Data listing:

((

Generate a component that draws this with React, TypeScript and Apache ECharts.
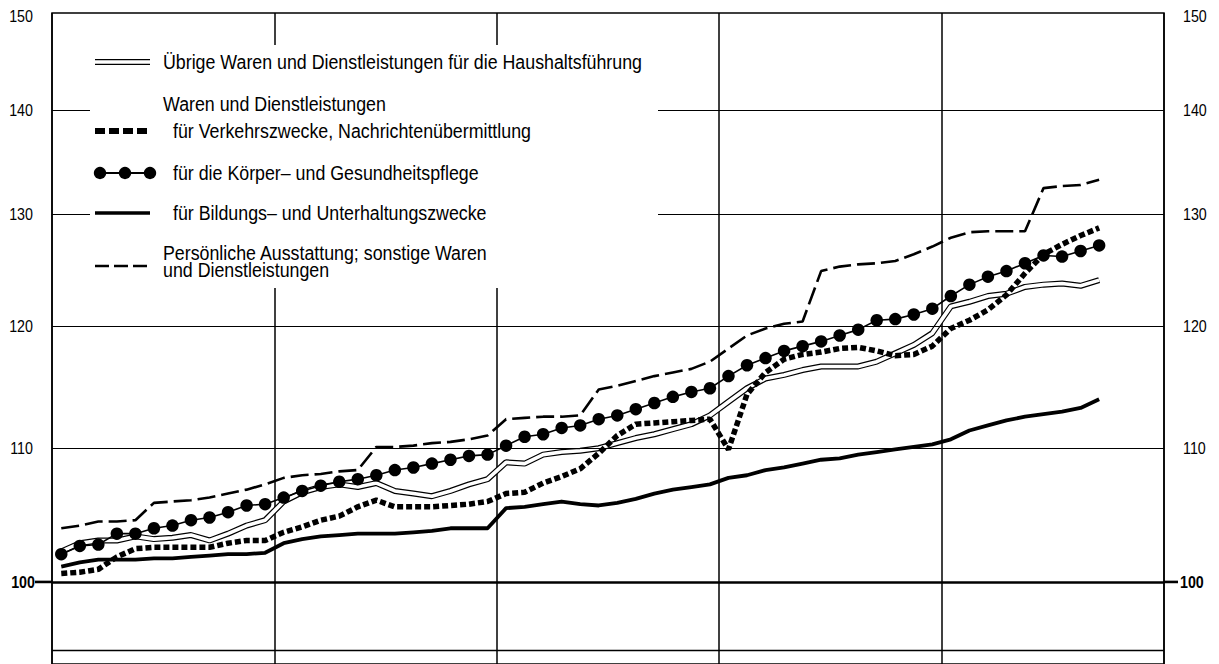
import React, { useEffect, useRef } from "react";
import * as echarts from "echarts";

// ---- data ----
const years = ["1", "2", "3", "4", "5"];
const months = ["1", "2", "3", "4", "5", "6", "7", "8", "9", "10", "11", "12"];
const categories = years.flatMap((y) => months.map((m) => `${y}/${m}`));

// Übrige Waren und Dienstleistungen für die Haushaltsführung
const uebrige = [
  102.2, 102.8, 103.0, 103.0, 103.3, 103.1, 103.2, 103.4, 103.0, 103.5, 104.1, 104.5,
  105.9, 106.6, 107.0, 107.2, 107.0, 107.3, 106.7, 106.5, 106.3, 106.7, 107.2, 107.6,
  108.9, 108.8, 109.5, 109.7, 109.8, 110.0, 110.4, 110.8, 111.1, 111.5, 111.9, 112.6,
  113.7, 114.8, 115.6, 115.9, 116.3, 116.6, 116.6, 116.6, 117.0, 117.7, 118.4, 119.4,
  121.7, 122.1, 122.6, 122.8, 123.4, 123.6, 123.7, 123.5, 124.0,
];
// für Verkehrszwecke, Nachrichtenübermittlung
const verkehr = [
  100.6, 100.7, 100.9, 101.8, 102.4, 102.5, 102.5, 102.5, 102.5, 102.8, 103.0, 103.0,
  103.6, 104.0, 104.5, 104.8, 105.5, 106.0, 105.5, 105.5, 105.5, 105.6, 105.7, 105.9,
  106.5, 106.6, 107.3, 107.8, 108.4, 109.6, 111.0, 111.9, 112.0, 112.1, 112.2, 112.3,
  109.9, 114.3, 116.1, 117.2, 117.6, 117.8, 118.1, 118.2, 117.9, 117.5, 117.6, 118.3,
  119.8, 120.5, 121.4, 122.7, 124.6, 126.3, 127.2, 128.0, 128.7,
];
// für die Körper- und Gesundheitspflege
const koerper = [
  102.0, 102.6, 102.7, 103.5, 103.5, 103.9, 104.1, 104.5, 104.7, 105.1, 105.6, 105.7,
  106.2, 106.7, 107.1, 107.4, 107.6, 107.9, 108.3, 108.5, 108.8, 109.1, 109.4, 109.5,
  110.2, 110.9, 111.1, 111.6, 111.8, 112.3, 112.6, 113.1, 113.6, 114.1, 114.5, 114.8,
  115.8, 116.7, 117.3, 117.9, 118.3, 118.7, 119.2, 119.7, 120.5, 120.6, 121.0, 121.5,
  122.6, 123.6, 124.3, 124.8, 125.5, 126.2, 126.1, 126.6, 127.1,
];
// für Bildungs- und Unterhaltungszwecke
const bildung = [
  101.1, 101.4, 101.6, 101.6, 101.6, 101.7, 101.7, 101.8, 101.9, 102.0, 102.0, 102.1,
  102.8, 103.1, 103.3, 103.4, 103.5, 103.5, 103.5, 103.6, 103.7, 103.9, 103.9, 103.9,
  105.4, 105.5, 105.7, 105.9, 105.7, 105.6, 105.8, 106.1, 106.5, 106.8, 107.0, 107.2,
  107.7, 107.9, 108.3, 108.5, 108.8, 109.1, 109.2, 109.5, 109.7, 109.9, 110.1, 110.3,
  110.7, 111.4, 111.8, 112.2, 112.5, 112.7, 112.9, 113.2, 113.9,
];
// Persönliche Ausstattung; sonstige Waren und Dienstleistungen
const persoenlich = [
  103.9, 104.1, 104.4, 104.4, 104.5, 105.8, 105.9, 106.0, 106.2, 106.5, 106.8, 107.2,
  107.7, 107.9, 108.0, 108.2, 108.3, 110.1, 110.1, 110.2, 110.4, 110.5, 110.7, 111.0,
  112.3, 112.4, 112.5, 112.5, 112.6, 114.7, 115.0, 115.4, 115.8, 116.1, 116.4, 117.0,
  118.1, 119.2, 119.8, 120.2, 120.4, 124.8, 125.2, 125.4, 125.5, 125.7, 126.3, 127.0,
  127.8, 128.3, 128.4, 128.4, 128.4, 132.4, 132.6, 132.7, 133.2,
];

const yTicks = [100, 110, 120, 130, 140, 150];
const gridValues = [110, 120, 130, 140];
const baseValue = 100;
const frameBottomValue = 95.25;
const yMin = 94.32;
const yMax = 150;

const legendHeader = "Waren und Dienstleistungen";
const legendLabels = [
  "Übrige Waren und Dienstleistungen für die Haushaltsführung",
  "für Verkehrszwecke, Nachrichtenübermittlung",
  "für die Körper– und Gesundheitspflege",
  "für Bildungs– und Unterhaltungszwecke",
  "Persönliche Ausstattung; sonstige Waren\nund Dienstleistungen",
];

const FONT = "'Liberation Sans', Arial, sans-serif";

export default function App() {
  const ref = useRef<HTMLDivElement>(null);

  useEffect(() => {
    if (!ref.current) return;
    const chart = echarts.init(ref.current, undefined, { renderer: "svg" });

    const option: any = {
      animation: false,
      backgroundColor: "#fff",
      grid: {
        left: 52,
        right: 55,
        top: 13,
        bottom: 0,
        show: true,
        borderColor: "#000",
        borderWidth: 1.5,
        backgroundColor: "transparent",
      },
      xAxis: {
        type: "category",
        data: categories,
        boundaryGap: true,
        axisLine: { show: false },
        axisTick: { show: false },
        axisLabel: { show: false },
        splitLine: {
          show: true,
          interval: (i: number) => i % 12 === 0,
          lineStyle: { color: "#000", width: 1.5 },
        },
      },
      yAxis: {
        type: "log",
        logBase: 10,
        min: yMin,
        max: yMax,
        axisLine: { show: false },
        axisTick: { show: false },
        axisLabel: { show: false },
        splitLine: { show: false },
      },
      series: [
        {
          type: "line",
          name: "grid",
          data: [],
          z: 1,
          silent: true,
          markLine: {
            silent: true,
            symbol: "none",
            label: { show: false },
            data: [
              ...gridValues.map((v) => ({ yAxis: v, lineStyle: { color: "#000", width: 1, type: "solid" } })),
              { yAxis: baseValue, lineStyle: { color: "#000", width: 2.6, type: "solid" } },
              { yAxis: frameBottomValue, lineStyle: { color: "#000", width: 1.3, type: "solid" } },
            ],
          },
        },
        {
          type: "line",
          name: "uebrige-outer",
          data: uebrige,
          z: 3,
          symbol: "none",
          lineStyle: { color: "#000", width: 6 },
        },
        {
          type: "line",
          name: "uebrige-inner",
          data: uebrige,
          z: 4,
          symbol: "none",
          lineStyle: { color: "#fff", width: 3.6 },
        },
        {
          type: "line",
          name: "bildung",
          data: bildung,
          z: 5,
          symbol: "none",
          lineStyle: { color: "#000", width: 3.8, join: "round" },
        },
        {
          type: "line",
          name: "persoenlich",
          data: persoenlich,
          z: 5,
          symbol: "none",
          lineStyle: { color: "#000", width: 2.6, type: [18, 6] },
        },
        {
          type: "line",
          name: "verkehr",
          data: verkehr,
          z: 6,
          symbol: "none",
          lineStyle: { color: "#000", width: 5.5, type: [6, 3], cap: "butt" },
        },
        {
          type: "line",
          name: "koerper",
          data: koerper,
          z: 7,
          symbol: "circle",
          symbolSize: 12.5,
          showSymbol: true,
          showAllSymbol: true,
          itemStyle: { color: "#000", opacity: 1 },
          lineStyle: { color: "#000", width: 1.6 },
        },
      ],
    };
    chart.setOption(option);

    const yPix = (v: number) => chart.convertToPixel({ yAxisIndex: 0 }, v) as number;
    const left = 52;
    const right = 1219 - 55;
    const gfx: any[] = [];
    const txt = (
      x: number,
      y: number,
      text: string,
      align: string,
      size: number,
      sx: number,
      weight = "normal",
      vAlign = "middle"
    ) => ({
      type: "text",
      x,
      y,
      scaleX: sx,
      z: 102,
      style: {
        text,
        fill: "#000",
        fontFamily: FONT,
        fontSize: size,
        fontWeight: weight,
        lineHeight: 17,
        align,
        textAlign: align,
        verticalAlign: vAlign,
        textVerticalAlign: vAlign,
      },
    });

    yTicks.forEach((v) => {
      let y = yPix(v);
      if (v === yMax) y += 3;
      const bold = v === baseValue ? "bold" : "normal";
      gfx.push(txt(v === baseValue ? 35 : 33, y, String(v), "right", 17, 0.84, bold));
      gfx.push(txt(v === baseValue ? 1180 : 1183, y, String(v), "left", 17, 0.84, bold));
    });
    const yb = yPix(baseValue);
    gfx.push({ type: "line", z: 102, shape: { x1: 35, y1: yb, x2: left, y2: yb }, style: { stroke: "#000", lineWidth: 2.6 } });
    gfx.push({ type: "line", z: 102, shape: { x1: right, y1: yb, x2: 1178, y2: yb }, style: { stroke: "#000", lineWidth: 2.6 } });

    // legend box
    gfx.push({ type: "rect", z: 100, shape: { x: 90, y: 45, width: 568, height: 243 }, style: { fill: "#fff" } });
    const sx1 = 95;
    const sx2 = 150;
    // double line
    gfx.push({ type: "line", z: 101, shape: { x1: sx1, y1: 62, x2: sx2, y2: 62 }, style: { stroke: "#000", lineWidth: 6 } });
    gfx.push({ type: "line", z: 101, shape: { x1: sx1 - 1, y1: 62, x2: sx2 + 1, y2: 62 }, style: { stroke: "#fff", lineWidth: 3.6 } });
    // heavy dash
    gfx.push({ type: "line", z: 101, shape: { x1: sx1, y1: 131, x2: sx2, y2: 131 }, style: { stroke: "#000", lineWidth: 6, lineDash: [10, 4] } });
    // circles
    gfx.push({ type: "line", z: 101, shape: { x1: 100, y1: 173, x2: 150, y2: 173 }, style: { stroke: "#000", lineWidth: 2 } });
    [100, 125, 150].forEach((cx) =>
      gfx.push({ type: "circle", z: 101, shape: { cx, cy: 173, r: 6.2 }, style: { fill: "#000" } })
    );
    // solid
    gfx.push({ type: "line", z: 101, shape: { x1: sx1, y1: 213, x2: sx2, y2: 213 }, style: { stroke: "#000", lineWidth: 3.6 } });
    // long dash
    gfx.push({ type: "line", z: 101, shape: { x1: sx1, y1: 266, x2: sx2, y2: 266 }, style: { stroke: "#000", lineWidth: 2.6, lineDash: [14, 5] } });

    const LS = 20;
    const LX = 0.89;
    gfx.push(txt(163, 62, legendLabels[0], "left", LS, LX));
    gfx.push(txt(163, 104, legendHeader, "left", LS, LX));
    gfx.push(txt(173, 131, legendLabels[1], "left", LS, LX));
    gfx.push(txt(173, 173, legendLabels[2], "left", LS, LX));
    gfx.push(txt(173, 213, legendLabels[3], "left", LS, LX));
    gfx.push(txt(163, 262, legendLabels[4], "left", LS, LX));

    chart.setOption({ graphic: { elements: gfx } });

    return () => chart.dispose();
  }, []);

  return (
    <div
      ref={ref}
      style={{ position: "fixed", left: 0, top: 0, width: 1219, height: 664, background: "#fff" }}
    />
  );
}
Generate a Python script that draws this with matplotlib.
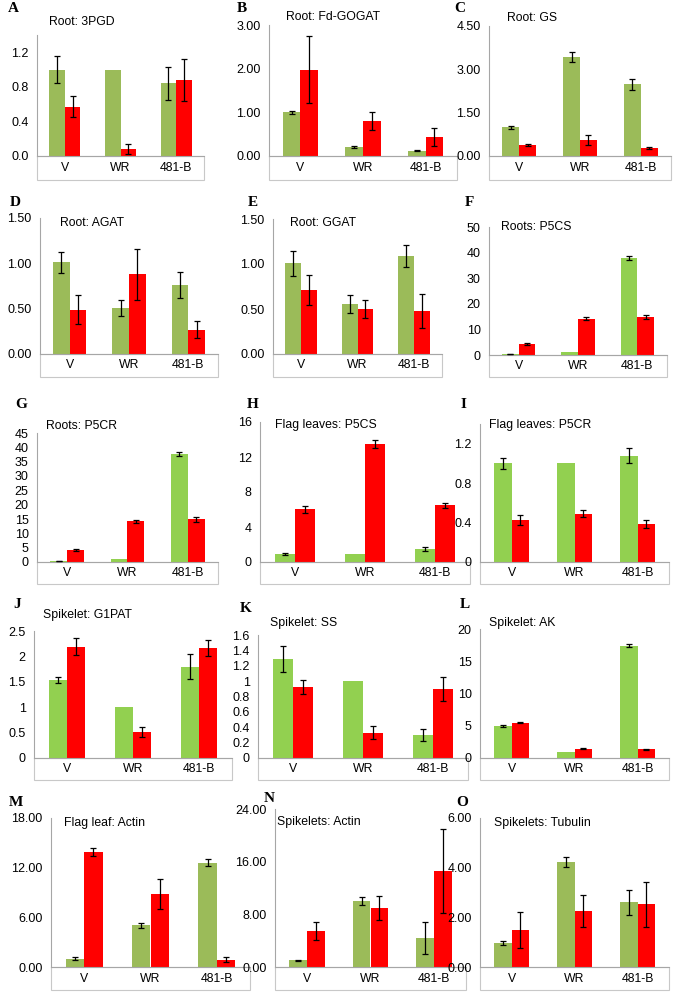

))

### Required task
Begin at the first line of the records and please reproduce every line exactly through the one containing "import * as", leaving all pictures out.

### Complete answer
Generate a component that draws this with React, TypeScript and Apache ECharts.
import React, { useEffect, useRef } from "react";
import * as echarts from "echarts";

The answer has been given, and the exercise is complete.